§ **Required work**: Give the data below again exactly as written, without its pictures.

§ **Data provided**:
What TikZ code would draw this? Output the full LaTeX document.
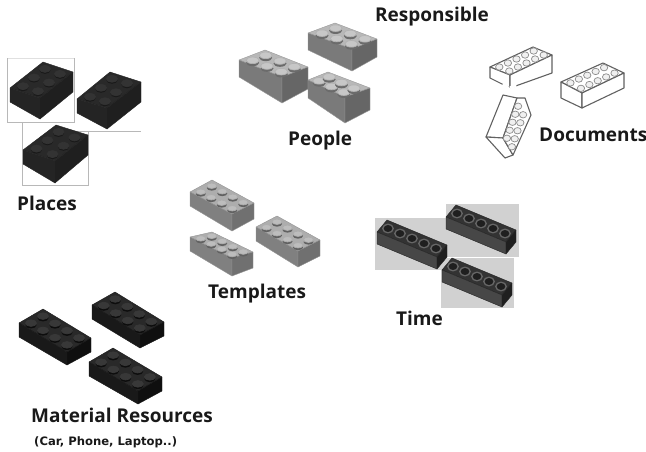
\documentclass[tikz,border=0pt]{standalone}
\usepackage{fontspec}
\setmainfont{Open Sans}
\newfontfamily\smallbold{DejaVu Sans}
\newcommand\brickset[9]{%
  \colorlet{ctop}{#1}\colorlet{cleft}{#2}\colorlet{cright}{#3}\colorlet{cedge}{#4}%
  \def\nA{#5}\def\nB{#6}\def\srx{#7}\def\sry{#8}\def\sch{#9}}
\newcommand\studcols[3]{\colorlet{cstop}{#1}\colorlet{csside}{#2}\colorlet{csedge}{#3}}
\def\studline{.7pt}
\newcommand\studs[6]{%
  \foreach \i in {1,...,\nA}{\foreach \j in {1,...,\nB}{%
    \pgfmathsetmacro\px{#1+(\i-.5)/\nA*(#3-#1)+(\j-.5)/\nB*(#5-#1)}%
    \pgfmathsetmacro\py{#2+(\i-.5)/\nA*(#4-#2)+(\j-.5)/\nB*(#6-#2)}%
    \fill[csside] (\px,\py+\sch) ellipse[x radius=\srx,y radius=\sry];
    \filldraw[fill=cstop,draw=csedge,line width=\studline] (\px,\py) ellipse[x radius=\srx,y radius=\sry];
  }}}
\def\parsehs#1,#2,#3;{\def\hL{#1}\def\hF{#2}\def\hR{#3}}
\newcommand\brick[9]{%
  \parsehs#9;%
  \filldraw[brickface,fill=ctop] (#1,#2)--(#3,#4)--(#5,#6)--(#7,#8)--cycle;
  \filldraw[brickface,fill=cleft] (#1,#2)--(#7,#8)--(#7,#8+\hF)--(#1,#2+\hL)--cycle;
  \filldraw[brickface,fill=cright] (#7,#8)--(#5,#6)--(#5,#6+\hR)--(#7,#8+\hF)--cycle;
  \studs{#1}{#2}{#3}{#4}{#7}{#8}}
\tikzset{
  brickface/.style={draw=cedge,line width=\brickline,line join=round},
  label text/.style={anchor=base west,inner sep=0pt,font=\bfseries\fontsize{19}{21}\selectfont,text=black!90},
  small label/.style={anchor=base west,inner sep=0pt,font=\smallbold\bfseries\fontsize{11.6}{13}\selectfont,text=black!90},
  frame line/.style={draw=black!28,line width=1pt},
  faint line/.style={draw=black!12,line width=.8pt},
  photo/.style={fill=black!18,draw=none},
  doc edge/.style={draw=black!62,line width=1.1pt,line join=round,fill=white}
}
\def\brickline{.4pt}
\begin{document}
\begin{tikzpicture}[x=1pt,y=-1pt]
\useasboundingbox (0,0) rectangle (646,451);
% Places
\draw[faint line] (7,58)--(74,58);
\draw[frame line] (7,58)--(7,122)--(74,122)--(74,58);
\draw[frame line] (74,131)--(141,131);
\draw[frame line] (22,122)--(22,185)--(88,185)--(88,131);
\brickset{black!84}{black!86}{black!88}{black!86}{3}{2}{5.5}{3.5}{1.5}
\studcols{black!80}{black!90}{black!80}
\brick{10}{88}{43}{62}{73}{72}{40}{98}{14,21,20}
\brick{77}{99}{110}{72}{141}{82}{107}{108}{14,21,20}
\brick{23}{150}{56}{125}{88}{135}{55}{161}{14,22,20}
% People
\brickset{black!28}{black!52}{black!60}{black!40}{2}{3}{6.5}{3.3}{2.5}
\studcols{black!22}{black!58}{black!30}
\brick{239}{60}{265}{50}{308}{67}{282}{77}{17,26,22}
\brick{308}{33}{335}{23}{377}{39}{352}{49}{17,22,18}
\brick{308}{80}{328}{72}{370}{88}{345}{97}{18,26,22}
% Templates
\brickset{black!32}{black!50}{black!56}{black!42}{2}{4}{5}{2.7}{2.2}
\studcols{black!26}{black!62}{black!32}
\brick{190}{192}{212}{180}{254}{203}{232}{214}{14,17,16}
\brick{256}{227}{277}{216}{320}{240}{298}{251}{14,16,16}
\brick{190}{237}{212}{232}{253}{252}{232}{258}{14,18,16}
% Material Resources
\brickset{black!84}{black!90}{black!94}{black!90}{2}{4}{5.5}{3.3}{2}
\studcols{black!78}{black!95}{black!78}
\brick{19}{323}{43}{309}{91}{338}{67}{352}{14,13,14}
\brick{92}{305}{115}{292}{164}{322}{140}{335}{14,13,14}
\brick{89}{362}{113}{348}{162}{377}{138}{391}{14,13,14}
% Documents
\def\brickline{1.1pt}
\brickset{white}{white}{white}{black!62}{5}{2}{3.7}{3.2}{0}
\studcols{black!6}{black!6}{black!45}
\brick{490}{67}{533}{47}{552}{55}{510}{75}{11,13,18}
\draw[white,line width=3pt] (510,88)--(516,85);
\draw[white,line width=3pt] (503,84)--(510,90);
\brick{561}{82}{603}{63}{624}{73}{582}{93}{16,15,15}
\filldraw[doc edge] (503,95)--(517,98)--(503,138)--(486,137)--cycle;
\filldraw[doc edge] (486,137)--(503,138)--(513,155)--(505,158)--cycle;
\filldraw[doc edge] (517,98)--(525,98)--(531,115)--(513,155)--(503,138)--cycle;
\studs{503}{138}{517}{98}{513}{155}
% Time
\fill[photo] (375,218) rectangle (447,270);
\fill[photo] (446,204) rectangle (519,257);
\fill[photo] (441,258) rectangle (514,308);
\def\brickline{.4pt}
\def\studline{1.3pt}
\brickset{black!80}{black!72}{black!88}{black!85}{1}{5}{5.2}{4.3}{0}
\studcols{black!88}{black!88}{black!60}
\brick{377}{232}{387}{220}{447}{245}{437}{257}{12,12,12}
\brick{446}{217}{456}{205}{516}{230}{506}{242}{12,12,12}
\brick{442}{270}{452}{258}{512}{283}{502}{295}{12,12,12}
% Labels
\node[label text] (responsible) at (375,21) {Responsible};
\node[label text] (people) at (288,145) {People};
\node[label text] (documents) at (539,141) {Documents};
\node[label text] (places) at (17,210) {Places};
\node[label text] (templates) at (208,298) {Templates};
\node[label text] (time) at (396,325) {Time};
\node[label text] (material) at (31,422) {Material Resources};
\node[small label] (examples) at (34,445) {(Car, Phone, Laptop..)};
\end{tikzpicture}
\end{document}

§ **Written solution**:
What TikZ code would draw this? Output the full LaTeX document.
\documentclass[tikz,border=0pt]{standalone}
\usepackage{fontspec}
\setmainfont{Open Sans}
\newfontfamily\smallbold{DejaVu Sans}
\newcommand\brickset[9]{%
  \colorlet{ctop}{#1}\colorlet{cleft}{#2}\colorlet{cright}{#3}\colorlet{cedge}{#4}%
  \def\nA{#5}\def\nB{#6}\def\srx{#7}\def\sry{#8}\def\sch{#9}}
\newcommand\studcols[3]{\colorlet{cstop}{#1}\colorlet{csside}{#2}\colorlet{csedge}{#3}}
\def\studline{.7pt}
\newcommand\studs[6]{%
  \foreach \i in {1,...,\nA}{\foreach \j in {1,...,\nB}{%
    \pgfmathsetmacro\px{#1+(\i-.5)/\nA*(#3-#1)+(\j-.5)/\nB*(#5-#1)}%
    \pgfmathsetmacro\py{#2+(\i-.5)/\nA*(#4-#2)+(\j-.5)/\nB*(#6-#2)}%
    \fill[csside] (\px,\py+\sch) ellipse[x radius=\srx,y radius=\sry];
    \filldraw[fill=cstop,draw=csedge,line width=\studline] (\px,\py) ellipse[x radius=\srx,y radius=\sry];
  }}}
\def\parsehs#1,#2,#3;{\def\hL{#1}\def\hF{#2}\def\hR{#3}}
\newcommand\brick[9]{%
  \parsehs#9;%
  \filldraw[brickface,fill=ctop] (#1,#2)--(#3,#4)--(#5,#6)--(#7,#8)--cycle;
  \filldraw[brickface,fill=cleft] (#1,#2)--(#7,#8)--(#7,#8+\hF)--(#1,#2+\hL)--cycle;
  \filldraw[brickface,fill=cright] (#7,#8)--(#5,#6)--(#5,#6+\hR)--(#7,#8+\hF)--cycle;
  \studs{#1}{#2}{#3}{#4}{#7}{#8}}
\tikzset{
  brickface/.style={draw=cedge,line width=\brickline,line join=round},
  label text/.style={anchor=base west,inner sep=0pt,font=\bfseries\fontsize{19}{21}\selectfont,text=black!90},
  small label/.style={anchor=base west,inner sep=0pt,font=\smallbold\bfseries\fontsize{11.6}{13}\selectfont,text=black!90},
  frame line/.style={draw=black!28,line width=1pt},
  faint line/.style={draw=black!12,line width=.8pt},
  photo/.style={fill=black!18,draw=none},
  doc edge/.style={draw=black!62,line width=1.1pt,line join=round,fill=white}
}
\def\brickline{.4pt}
\begin{document}
\begin{tikzpicture}[x=1pt,y=-1pt]
\useasboundingbox (0,0) rectangle (646,451);
% Places
\draw[faint line] (7,58)--(74,58);
\draw[frame line] (7,58)--(7,122)--(74,122)--(74,58);
\draw[frame line] (74,131)--(141,131);
\draw[frame line] (22,122)--(22,185)--(88,185)--(88,131);
\brickset{black!84}{black!86}{black!88}{black!86}{3}{2}{5.5}{3.5}{1.5}
\studcols{black!80}{black!90}{black!80}
\brick{10}{88}{43}{62}{73}{72}{40}{98}{14,21,20}
\brick{77}{99}{110}{72}{141}{82}{107}{108}{14,21,20}
\brick{23}{150}{56}{125}{88}{135}{55}{161}{14,22,20}
% People
\brickset{black!28}{black!52}{black!60}{black!40}{2}{3}{6.5}{3.3}{2.5}
\studcols{black!22}{black!58}{black!30}
\brick{239}{60}{265}{50}{308}{67}{282}{77}{17,26,22}
\brick{308}{33}{335}{23}{377}{39}{352}{49}{17,22,18}
\brick{308}{80}{328}{72}{370}{88}{345}{97}{18,26,22}
% Templates
\brickset{black!32}{black!50}{black!56}{black!42}{2}{4}{5}{2.7}{2.2}
\studcols{black!26}{black!62}{black!32}
\brick{190}{192}{212}{180}{254}{203}{232}{214}{14,17,16}
\brick{256}{227}{277}{216}{320}{240}{298}{251}{14,16,16}
\brick{190}{237}{212}{232}{253}{252}{232}{258}{14,18,16}
% Material Resources
\brickset{black!84}{black!90}{black!94}{black!90}{2}{4}{5.5}{3.3}{2}
\studcols{black!78}{black!95}{black!78}
\brick{19}{323}{43}{309}{91}{338}{67}{352}{14,13,14}
\brick{92}{305}{115}{292}{164}{322}{140}{335}{14,13,14}
\brick{89}{362}{113}{348}{162}{377}{138}{391}{14,13,14}
% Documents
\def\brickline{1.1pt}
\brickset{white}{white}{white}{black!62}{5}{2}{3.7}{3.2}{0}
\studcols{black!6}{black!6}{black!45}
\brick{490}{67}{533}{47}{552}{55}{510}{75}{11,13,18}
\draw[white,line width=3pt] (510,88)--(516,85);
\draw[white,line width=3pt] (503,84)--(510,90);
\brick{561}{82}{603}{63}{624}{73}{582}{93}{16,15,15}
\filldraw[doc edge] (503,95)--(517,98)--(503,138)--(486,137)--cycle;
\filldraw[doc edge] (486,137)--(503,138)--(513,155)--(505,158)--cycle;
\filldraw[doc edge] (517,98)--(525,98)--(531,115)--(513,155)--(503,138)--cycle;
\studs{503}{138}{517}{98}{513}{155}
% Time
\fill[photo] (375,218) rectangle (447,270);
\fill[photo] (446,204) rectangle (519,257);
\fill[photo] (441,258) rectangle (514,308);
\def\brickline{.4pt}
\def\studline{1.3pt}
\brickset{black!80}{black!72}{black!88}{black!85}{1}{5}{5.2}{4.3}{0}
\studcols{black!88}{black!88}{black!60}
\brick{377}{232}{387}{220}{447}{245}{437}{257}{12,12,12}
\brick{446}{217}{456}{205}{516}{230}{506}{242}{12,12,12}
\brick{442}{270}{452}{258}{512}{283}{502}{295}{12,12,12}
% Labels
\node[label text] (responsible) at (375,21) {Responsible};
\node[label text] (people) at (288,145) {People};
\node[label text] (documents) at (539,141) {Documents};
\node[label text] (places) at (17,210) {Places};
\node[label text] (templates) at (208,298) {Templates};
\node[label text] (time) at (396,325) {Time};
\node[label text] (material) at (31,422) {Material Resources};
\node[small label] (examples) at (34,445) {(Car, Phone, Laptop..)};
\end{tikzpicture}
\end{document}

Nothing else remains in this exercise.